▶ _GOAL_: Each line from the top of the listing through the one holding "const lineAmp = 1.0;" should be restated word for word, with nothing added and no pictures.

▶ _MATERIAL TO PROCESS_:
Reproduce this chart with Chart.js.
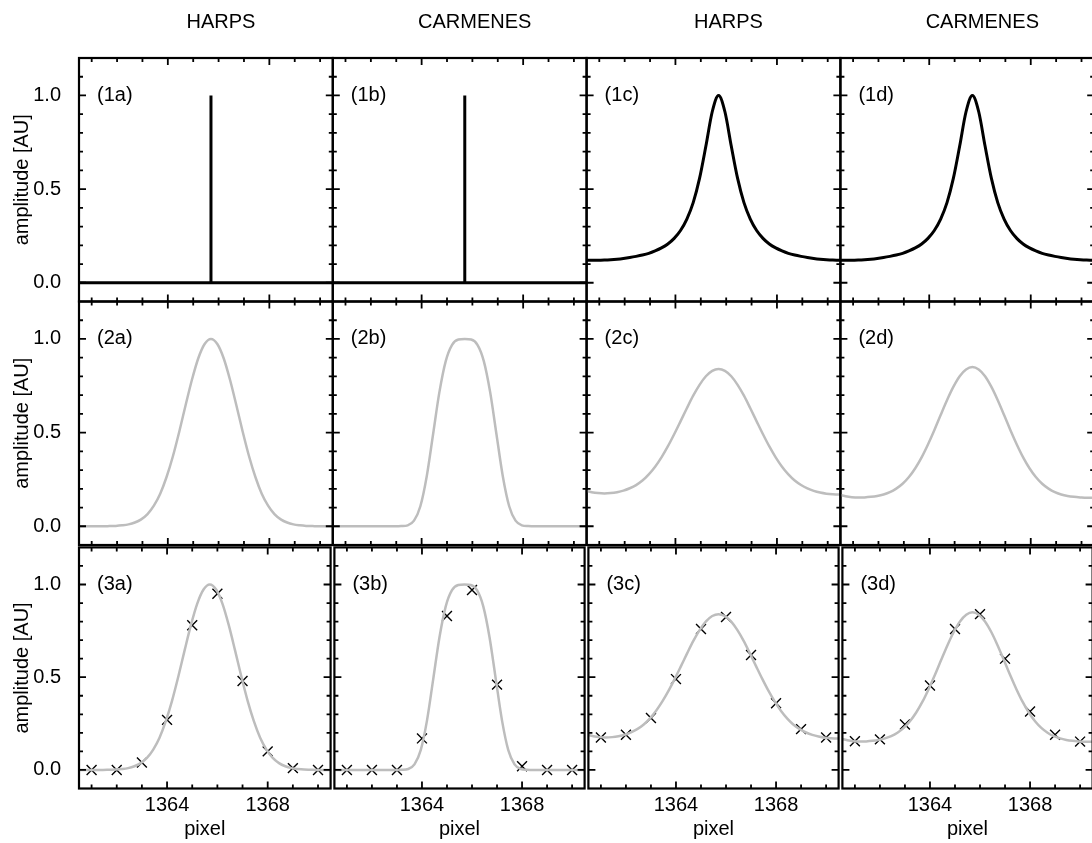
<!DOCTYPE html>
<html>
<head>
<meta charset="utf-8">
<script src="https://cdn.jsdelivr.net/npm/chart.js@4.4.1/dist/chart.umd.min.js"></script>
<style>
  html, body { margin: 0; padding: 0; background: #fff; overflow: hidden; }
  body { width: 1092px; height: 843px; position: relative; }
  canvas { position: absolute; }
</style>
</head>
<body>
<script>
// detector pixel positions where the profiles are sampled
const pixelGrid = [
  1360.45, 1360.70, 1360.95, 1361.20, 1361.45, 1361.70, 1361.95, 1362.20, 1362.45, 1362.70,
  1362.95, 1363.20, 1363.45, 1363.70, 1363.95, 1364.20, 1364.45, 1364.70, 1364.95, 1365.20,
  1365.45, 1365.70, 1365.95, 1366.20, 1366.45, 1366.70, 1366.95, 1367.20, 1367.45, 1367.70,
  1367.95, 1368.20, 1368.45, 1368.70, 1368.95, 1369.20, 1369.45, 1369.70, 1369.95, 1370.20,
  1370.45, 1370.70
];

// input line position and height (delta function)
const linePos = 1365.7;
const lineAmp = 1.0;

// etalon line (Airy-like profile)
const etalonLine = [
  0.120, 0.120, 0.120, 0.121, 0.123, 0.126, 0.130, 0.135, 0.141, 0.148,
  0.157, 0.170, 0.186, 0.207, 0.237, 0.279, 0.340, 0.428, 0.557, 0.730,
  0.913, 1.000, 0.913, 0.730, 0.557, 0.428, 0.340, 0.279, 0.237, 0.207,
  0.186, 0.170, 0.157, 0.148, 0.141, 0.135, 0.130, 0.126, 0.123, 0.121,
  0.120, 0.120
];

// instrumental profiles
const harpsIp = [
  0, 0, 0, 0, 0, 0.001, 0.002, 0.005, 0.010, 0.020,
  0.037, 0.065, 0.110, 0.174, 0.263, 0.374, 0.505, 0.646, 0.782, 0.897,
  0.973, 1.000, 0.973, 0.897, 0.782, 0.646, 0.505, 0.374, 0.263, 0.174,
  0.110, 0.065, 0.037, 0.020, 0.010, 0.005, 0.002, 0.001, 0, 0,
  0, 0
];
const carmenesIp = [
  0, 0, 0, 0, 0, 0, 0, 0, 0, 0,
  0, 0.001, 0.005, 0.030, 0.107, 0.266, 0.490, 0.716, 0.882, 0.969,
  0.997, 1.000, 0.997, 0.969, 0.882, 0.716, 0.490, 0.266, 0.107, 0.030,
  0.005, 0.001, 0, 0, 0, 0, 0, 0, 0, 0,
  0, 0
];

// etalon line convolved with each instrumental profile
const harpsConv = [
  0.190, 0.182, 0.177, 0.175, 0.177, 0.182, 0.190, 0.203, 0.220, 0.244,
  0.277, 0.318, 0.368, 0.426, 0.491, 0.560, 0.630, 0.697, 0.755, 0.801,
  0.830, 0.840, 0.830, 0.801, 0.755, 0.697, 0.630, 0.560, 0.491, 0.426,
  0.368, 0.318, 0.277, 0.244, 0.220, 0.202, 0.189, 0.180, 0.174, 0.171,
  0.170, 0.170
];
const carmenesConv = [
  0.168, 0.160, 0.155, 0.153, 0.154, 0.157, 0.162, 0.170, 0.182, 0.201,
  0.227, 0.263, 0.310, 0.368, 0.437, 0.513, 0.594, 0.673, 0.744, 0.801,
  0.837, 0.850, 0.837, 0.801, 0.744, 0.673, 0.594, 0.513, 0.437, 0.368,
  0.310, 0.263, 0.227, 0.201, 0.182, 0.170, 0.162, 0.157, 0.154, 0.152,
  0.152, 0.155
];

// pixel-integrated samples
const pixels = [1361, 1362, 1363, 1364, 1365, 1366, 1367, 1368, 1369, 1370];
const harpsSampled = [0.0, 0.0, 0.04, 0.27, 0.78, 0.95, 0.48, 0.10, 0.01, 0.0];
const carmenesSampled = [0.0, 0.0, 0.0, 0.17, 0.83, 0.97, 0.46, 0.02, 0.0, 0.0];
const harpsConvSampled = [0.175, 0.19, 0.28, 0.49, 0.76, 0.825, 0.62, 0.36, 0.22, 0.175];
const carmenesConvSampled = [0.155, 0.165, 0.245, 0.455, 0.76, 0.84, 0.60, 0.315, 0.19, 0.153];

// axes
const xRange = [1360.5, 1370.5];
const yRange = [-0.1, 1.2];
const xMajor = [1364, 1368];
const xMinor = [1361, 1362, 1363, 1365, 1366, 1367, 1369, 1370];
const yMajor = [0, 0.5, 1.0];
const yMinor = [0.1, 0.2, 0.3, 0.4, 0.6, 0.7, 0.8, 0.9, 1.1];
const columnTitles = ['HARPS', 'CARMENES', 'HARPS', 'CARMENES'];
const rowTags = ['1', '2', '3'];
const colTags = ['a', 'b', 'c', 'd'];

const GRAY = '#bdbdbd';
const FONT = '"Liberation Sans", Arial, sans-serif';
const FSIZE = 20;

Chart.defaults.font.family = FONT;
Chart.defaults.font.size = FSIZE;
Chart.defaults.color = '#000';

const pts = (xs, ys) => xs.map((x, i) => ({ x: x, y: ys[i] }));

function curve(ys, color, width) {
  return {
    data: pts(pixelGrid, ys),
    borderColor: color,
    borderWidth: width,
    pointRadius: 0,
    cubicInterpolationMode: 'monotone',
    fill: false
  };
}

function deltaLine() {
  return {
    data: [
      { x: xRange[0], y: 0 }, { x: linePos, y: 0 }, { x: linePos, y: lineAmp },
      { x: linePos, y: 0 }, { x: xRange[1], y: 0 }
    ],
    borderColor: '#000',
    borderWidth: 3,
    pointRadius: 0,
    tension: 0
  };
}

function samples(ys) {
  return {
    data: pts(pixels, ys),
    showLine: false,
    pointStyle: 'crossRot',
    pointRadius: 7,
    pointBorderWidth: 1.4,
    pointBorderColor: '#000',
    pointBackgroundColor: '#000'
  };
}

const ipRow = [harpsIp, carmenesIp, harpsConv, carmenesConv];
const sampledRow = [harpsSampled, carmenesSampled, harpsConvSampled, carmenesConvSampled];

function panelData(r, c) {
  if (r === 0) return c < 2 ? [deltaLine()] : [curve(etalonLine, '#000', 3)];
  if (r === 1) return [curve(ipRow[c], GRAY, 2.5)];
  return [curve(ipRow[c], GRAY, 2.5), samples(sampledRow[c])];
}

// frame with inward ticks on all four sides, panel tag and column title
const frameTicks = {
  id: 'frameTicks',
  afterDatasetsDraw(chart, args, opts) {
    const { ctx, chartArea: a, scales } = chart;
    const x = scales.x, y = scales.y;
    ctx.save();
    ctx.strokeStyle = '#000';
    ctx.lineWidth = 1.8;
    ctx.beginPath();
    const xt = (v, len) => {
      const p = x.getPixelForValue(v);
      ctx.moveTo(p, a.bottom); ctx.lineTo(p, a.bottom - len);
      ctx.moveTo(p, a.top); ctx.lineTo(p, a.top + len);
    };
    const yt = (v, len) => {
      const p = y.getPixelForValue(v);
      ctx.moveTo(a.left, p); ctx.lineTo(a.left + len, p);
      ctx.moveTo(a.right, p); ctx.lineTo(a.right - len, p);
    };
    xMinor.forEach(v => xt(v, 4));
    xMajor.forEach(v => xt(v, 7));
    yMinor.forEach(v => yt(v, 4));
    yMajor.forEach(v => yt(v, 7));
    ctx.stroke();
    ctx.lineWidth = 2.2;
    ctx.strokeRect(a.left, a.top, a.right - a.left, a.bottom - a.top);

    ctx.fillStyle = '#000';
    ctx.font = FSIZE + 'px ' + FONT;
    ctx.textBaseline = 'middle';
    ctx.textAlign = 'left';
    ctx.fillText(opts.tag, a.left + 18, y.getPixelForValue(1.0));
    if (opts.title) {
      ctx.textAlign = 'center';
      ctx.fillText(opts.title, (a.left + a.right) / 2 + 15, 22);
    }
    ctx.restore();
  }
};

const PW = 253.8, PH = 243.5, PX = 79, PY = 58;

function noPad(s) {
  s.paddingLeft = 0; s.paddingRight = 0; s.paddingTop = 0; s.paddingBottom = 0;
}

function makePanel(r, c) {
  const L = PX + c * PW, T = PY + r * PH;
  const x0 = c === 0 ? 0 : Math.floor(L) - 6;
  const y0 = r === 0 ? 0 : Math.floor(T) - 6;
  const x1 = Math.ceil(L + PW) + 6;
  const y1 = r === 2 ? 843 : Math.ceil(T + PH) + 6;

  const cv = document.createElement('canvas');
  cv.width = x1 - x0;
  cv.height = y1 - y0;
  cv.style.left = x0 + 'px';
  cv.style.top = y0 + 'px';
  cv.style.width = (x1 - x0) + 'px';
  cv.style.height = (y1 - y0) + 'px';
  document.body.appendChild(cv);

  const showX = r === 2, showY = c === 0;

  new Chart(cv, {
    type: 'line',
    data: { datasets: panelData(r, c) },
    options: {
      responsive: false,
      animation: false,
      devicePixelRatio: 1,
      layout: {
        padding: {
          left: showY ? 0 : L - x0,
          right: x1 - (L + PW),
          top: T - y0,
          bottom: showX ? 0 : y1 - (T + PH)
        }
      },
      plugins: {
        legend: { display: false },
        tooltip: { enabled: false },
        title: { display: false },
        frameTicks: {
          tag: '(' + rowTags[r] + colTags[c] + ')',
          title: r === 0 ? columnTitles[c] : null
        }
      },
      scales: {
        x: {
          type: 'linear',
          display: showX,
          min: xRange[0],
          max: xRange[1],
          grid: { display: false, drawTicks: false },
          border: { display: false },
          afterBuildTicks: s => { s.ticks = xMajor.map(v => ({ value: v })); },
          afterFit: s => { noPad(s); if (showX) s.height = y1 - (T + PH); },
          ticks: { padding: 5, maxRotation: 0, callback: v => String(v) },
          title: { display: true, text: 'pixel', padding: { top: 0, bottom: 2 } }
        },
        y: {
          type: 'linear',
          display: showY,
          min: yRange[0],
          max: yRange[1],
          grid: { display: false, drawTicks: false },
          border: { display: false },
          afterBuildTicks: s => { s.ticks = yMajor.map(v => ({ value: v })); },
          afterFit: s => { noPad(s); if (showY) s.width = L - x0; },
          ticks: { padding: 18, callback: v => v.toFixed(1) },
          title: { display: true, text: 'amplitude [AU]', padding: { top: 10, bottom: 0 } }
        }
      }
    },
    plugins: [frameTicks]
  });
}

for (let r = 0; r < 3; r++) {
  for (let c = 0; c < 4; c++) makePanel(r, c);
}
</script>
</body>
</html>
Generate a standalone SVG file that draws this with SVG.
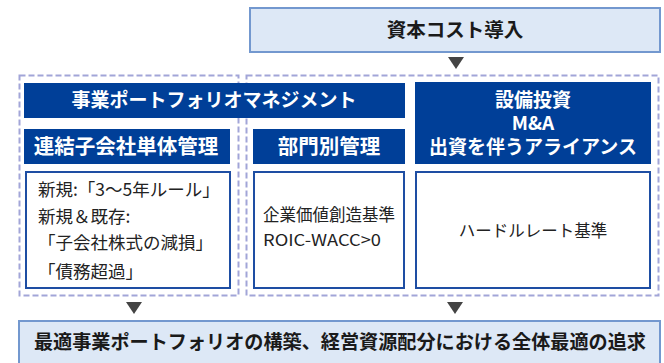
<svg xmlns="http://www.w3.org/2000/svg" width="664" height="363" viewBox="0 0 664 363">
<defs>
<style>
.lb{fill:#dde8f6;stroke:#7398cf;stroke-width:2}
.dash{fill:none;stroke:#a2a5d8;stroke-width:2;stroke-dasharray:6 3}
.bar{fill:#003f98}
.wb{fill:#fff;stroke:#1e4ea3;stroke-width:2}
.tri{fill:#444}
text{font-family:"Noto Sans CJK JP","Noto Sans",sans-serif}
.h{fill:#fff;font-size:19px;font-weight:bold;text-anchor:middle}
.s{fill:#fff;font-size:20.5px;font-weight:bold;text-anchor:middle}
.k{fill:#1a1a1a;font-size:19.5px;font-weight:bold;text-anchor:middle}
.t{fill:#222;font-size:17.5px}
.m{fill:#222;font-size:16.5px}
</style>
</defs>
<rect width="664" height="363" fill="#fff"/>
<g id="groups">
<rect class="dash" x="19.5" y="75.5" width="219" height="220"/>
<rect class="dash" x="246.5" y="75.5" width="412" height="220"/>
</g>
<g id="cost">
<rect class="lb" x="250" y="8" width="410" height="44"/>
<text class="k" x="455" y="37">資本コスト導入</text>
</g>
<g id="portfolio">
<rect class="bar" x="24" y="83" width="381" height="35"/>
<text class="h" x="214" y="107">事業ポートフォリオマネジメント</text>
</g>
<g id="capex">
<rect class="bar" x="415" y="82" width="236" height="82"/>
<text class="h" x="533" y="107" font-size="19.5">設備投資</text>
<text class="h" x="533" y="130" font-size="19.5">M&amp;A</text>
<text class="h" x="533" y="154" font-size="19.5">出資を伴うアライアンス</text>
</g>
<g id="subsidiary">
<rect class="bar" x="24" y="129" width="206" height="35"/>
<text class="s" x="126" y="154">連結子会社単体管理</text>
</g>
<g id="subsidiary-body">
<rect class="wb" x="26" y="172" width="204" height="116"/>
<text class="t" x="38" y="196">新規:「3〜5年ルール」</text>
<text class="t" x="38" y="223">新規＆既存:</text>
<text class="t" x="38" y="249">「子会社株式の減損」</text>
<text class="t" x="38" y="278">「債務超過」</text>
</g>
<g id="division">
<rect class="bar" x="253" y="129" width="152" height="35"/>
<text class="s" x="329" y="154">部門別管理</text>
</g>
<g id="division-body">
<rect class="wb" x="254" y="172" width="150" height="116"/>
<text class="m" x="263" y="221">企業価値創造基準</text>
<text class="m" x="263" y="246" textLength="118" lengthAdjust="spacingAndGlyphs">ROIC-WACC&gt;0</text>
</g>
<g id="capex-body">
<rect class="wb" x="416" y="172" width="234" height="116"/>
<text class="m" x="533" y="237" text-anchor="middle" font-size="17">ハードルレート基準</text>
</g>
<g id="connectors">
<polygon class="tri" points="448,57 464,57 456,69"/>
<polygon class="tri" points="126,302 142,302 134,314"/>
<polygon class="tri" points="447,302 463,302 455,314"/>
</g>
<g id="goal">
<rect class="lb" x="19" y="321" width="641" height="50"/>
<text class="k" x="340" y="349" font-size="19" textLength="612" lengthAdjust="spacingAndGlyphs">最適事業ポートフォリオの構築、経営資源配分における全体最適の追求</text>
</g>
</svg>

▶ _RESULT OF THE EXERCISE_:
Reproduce this chart with Chart.js.
<!DOCTYPE html>
<html>
<head>
<meta charset="utf-8">
<script src="https://cdn.jsdelivr.net/npm/chart.js@4.4.1/dist/chart.umd.min.js"></script>
<style>
  html, body { margin: 0; padding: 0; background: #fff; overflow: hidden; }
  body { width: 1092px; height: 843px; position: relative; }
  canvas { position: absolute; }
</style>
</head>
<body>
<script>
// detector pixel positions where the profiles are sampled
const pixelGrid = [
  1360.45, 1360.70, 1360.95, 1361.20, 1361.45, 1361.70, 1361.95, 1362.20, 1362.45, 1362.70,
  1362.95, 1363.20, 1363.45, 1363.70, 1363.95, 1364.20, 1364.45, 1364.70, 1364.95, 1365.20,
  1365.45, 1365.70, 1365.95, 1366.20, 1366.45, 1366.70, 1366.95, 1367.20, 1367.45, 1367.70,
  1367.95, 1368.20, 1368.45, 1368.70, 1368.95, 1369.20, 1369.45, 1369.70, 1369.95, 1370.20,
  1370.45, 1370.70
];

// input line position and height (delta function)
const linePos = 1365.7;
const lineAmp = 1.0;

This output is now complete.